WHAT TO WORK ON - Count how many lines hold the word "this" and give that number as the whole answer.

AVAILABLE RECORDS -
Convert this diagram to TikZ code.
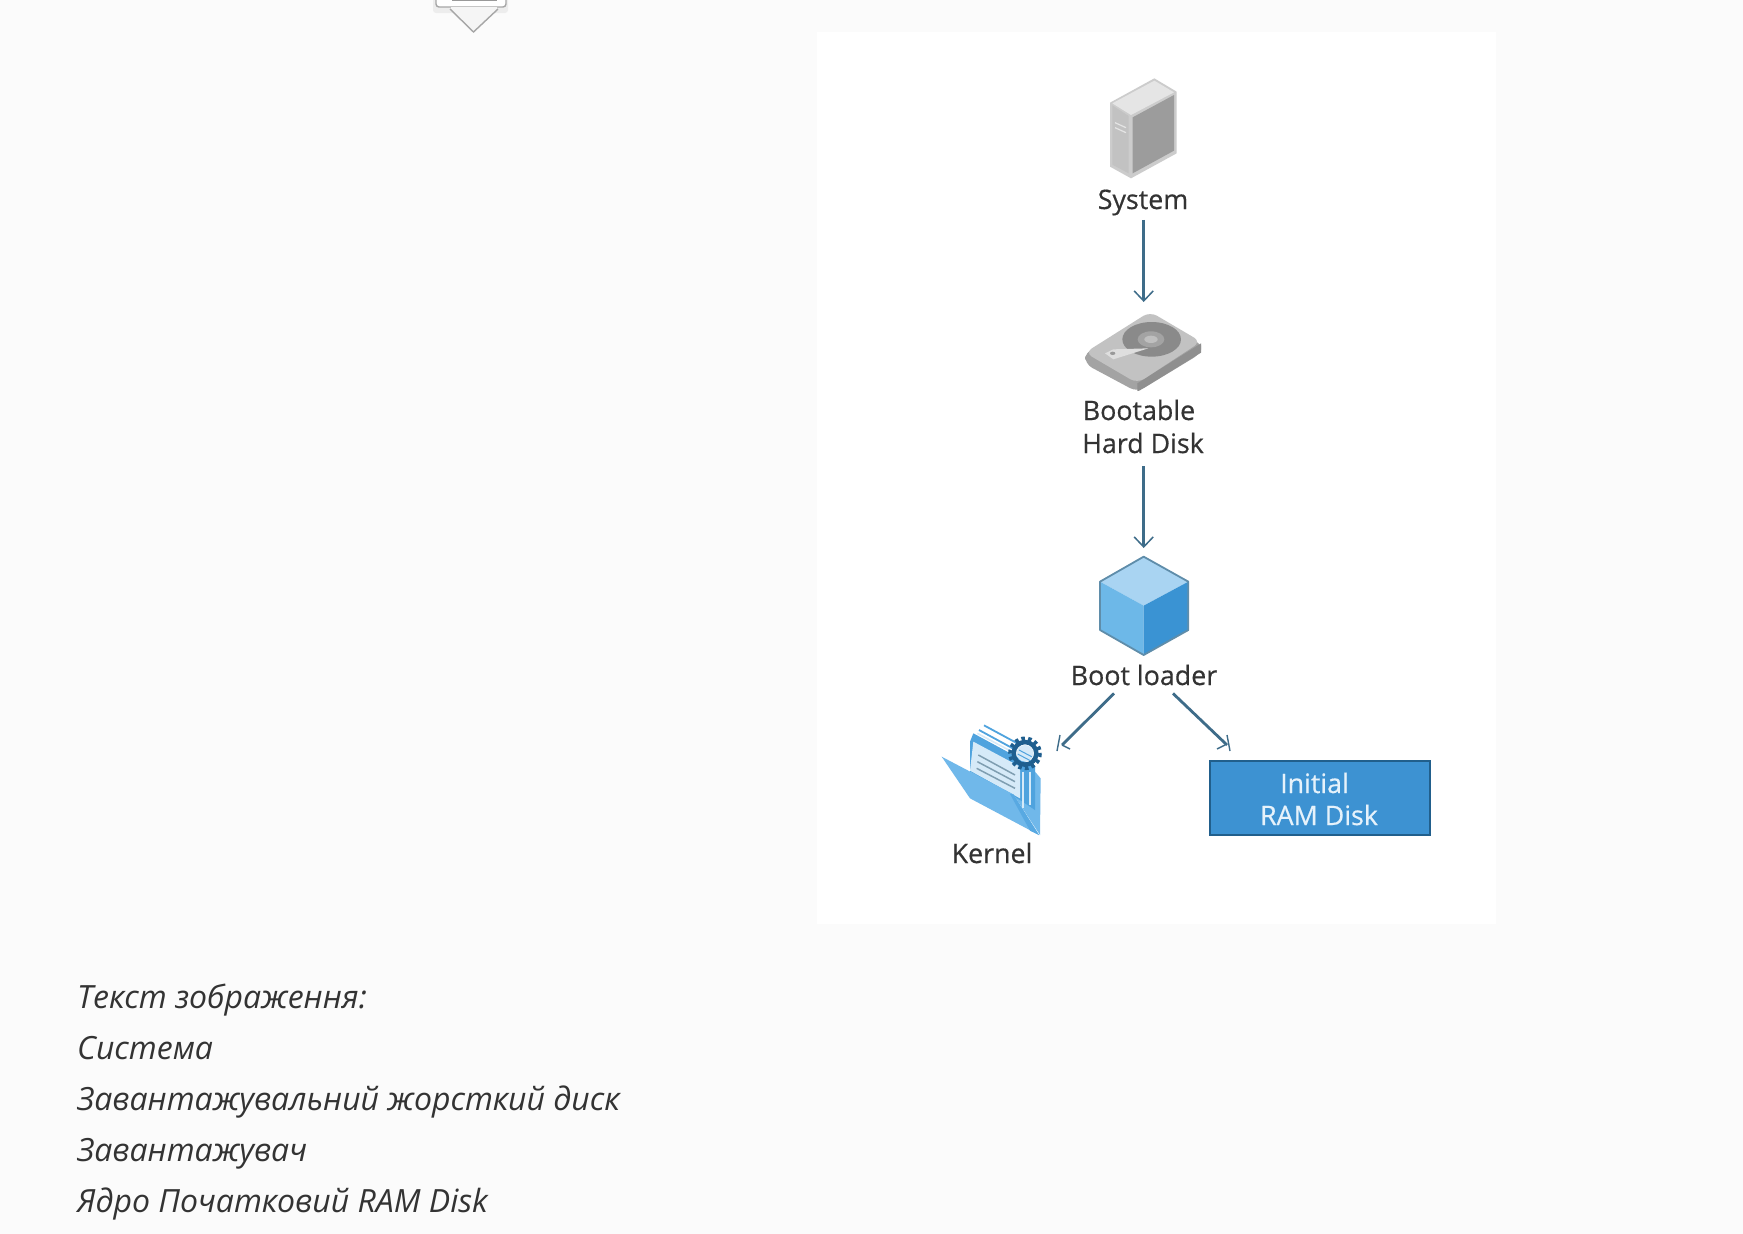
---
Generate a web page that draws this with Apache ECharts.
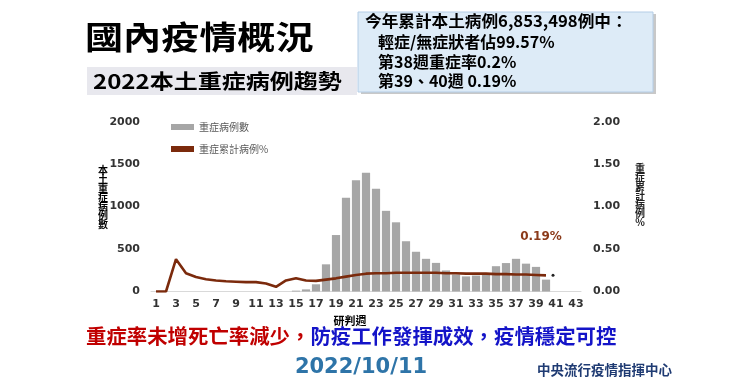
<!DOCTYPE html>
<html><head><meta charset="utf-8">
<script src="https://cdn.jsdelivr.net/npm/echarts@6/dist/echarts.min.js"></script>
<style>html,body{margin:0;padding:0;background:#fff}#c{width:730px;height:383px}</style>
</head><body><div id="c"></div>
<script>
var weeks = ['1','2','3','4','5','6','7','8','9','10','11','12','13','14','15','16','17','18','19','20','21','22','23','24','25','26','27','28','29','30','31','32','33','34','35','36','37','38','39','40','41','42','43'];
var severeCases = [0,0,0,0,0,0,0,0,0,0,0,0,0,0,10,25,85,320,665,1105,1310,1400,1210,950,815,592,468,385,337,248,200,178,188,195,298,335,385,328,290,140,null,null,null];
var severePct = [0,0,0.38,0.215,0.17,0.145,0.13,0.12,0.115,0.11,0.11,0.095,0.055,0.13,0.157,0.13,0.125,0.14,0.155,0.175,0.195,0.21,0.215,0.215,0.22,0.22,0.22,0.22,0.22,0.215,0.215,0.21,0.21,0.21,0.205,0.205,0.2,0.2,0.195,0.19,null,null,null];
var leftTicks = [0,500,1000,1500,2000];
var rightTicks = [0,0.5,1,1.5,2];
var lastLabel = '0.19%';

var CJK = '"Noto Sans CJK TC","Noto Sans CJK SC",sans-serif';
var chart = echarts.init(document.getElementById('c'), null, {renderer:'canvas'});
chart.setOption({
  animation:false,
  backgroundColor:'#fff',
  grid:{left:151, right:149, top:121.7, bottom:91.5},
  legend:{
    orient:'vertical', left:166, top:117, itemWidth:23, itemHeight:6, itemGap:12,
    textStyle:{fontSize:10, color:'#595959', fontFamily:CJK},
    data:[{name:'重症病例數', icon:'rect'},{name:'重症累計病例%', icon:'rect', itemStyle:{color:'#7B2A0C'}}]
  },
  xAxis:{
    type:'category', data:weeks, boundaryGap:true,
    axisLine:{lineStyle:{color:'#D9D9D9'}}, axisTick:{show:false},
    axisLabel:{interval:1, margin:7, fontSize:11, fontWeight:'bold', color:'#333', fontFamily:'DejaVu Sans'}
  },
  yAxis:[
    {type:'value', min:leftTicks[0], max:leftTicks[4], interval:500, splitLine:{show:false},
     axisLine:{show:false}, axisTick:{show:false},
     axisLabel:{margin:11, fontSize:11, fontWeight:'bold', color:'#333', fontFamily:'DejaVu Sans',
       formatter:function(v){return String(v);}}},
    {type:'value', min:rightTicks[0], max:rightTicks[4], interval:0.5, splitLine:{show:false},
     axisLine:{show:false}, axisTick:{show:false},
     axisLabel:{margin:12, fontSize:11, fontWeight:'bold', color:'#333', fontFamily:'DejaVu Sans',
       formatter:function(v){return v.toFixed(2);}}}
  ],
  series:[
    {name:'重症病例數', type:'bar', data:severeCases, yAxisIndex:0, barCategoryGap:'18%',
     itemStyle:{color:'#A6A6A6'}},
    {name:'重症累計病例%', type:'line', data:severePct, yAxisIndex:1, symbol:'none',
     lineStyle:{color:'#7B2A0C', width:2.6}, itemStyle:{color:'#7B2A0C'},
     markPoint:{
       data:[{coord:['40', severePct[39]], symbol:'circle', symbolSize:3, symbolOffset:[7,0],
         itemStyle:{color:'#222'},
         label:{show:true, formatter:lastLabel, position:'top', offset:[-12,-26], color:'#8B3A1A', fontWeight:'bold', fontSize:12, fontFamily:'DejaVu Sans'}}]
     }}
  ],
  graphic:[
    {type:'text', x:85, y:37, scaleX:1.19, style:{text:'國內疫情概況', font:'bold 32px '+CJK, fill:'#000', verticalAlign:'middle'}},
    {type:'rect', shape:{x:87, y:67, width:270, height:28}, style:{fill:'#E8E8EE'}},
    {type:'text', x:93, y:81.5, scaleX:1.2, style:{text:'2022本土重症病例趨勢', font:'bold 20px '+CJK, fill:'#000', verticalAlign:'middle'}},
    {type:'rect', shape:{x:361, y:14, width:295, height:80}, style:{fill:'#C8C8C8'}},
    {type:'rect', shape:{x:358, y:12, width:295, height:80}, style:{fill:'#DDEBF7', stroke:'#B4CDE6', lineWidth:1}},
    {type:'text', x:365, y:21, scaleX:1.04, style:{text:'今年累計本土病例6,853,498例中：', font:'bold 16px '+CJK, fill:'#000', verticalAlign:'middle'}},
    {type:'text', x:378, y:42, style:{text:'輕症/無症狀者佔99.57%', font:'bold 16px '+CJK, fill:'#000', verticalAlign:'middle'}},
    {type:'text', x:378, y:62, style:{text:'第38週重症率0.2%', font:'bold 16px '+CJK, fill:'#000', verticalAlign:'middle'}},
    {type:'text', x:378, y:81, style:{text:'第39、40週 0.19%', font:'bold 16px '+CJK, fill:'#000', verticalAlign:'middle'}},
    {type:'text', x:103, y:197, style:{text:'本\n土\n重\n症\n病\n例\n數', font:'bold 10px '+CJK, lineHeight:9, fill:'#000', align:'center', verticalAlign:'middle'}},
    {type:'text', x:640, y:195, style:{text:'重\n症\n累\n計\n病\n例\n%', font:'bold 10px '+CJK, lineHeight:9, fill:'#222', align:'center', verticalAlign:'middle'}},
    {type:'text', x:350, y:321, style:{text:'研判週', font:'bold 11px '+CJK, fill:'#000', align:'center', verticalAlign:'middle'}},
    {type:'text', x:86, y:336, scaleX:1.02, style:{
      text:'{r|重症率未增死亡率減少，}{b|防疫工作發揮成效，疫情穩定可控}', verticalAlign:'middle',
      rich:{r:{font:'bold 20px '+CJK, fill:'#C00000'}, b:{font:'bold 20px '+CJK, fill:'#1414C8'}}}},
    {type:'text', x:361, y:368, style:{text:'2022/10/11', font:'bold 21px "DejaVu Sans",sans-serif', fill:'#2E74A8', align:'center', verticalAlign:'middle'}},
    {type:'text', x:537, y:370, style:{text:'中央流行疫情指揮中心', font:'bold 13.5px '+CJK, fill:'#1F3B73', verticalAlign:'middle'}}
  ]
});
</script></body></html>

FULL ANSWER - 2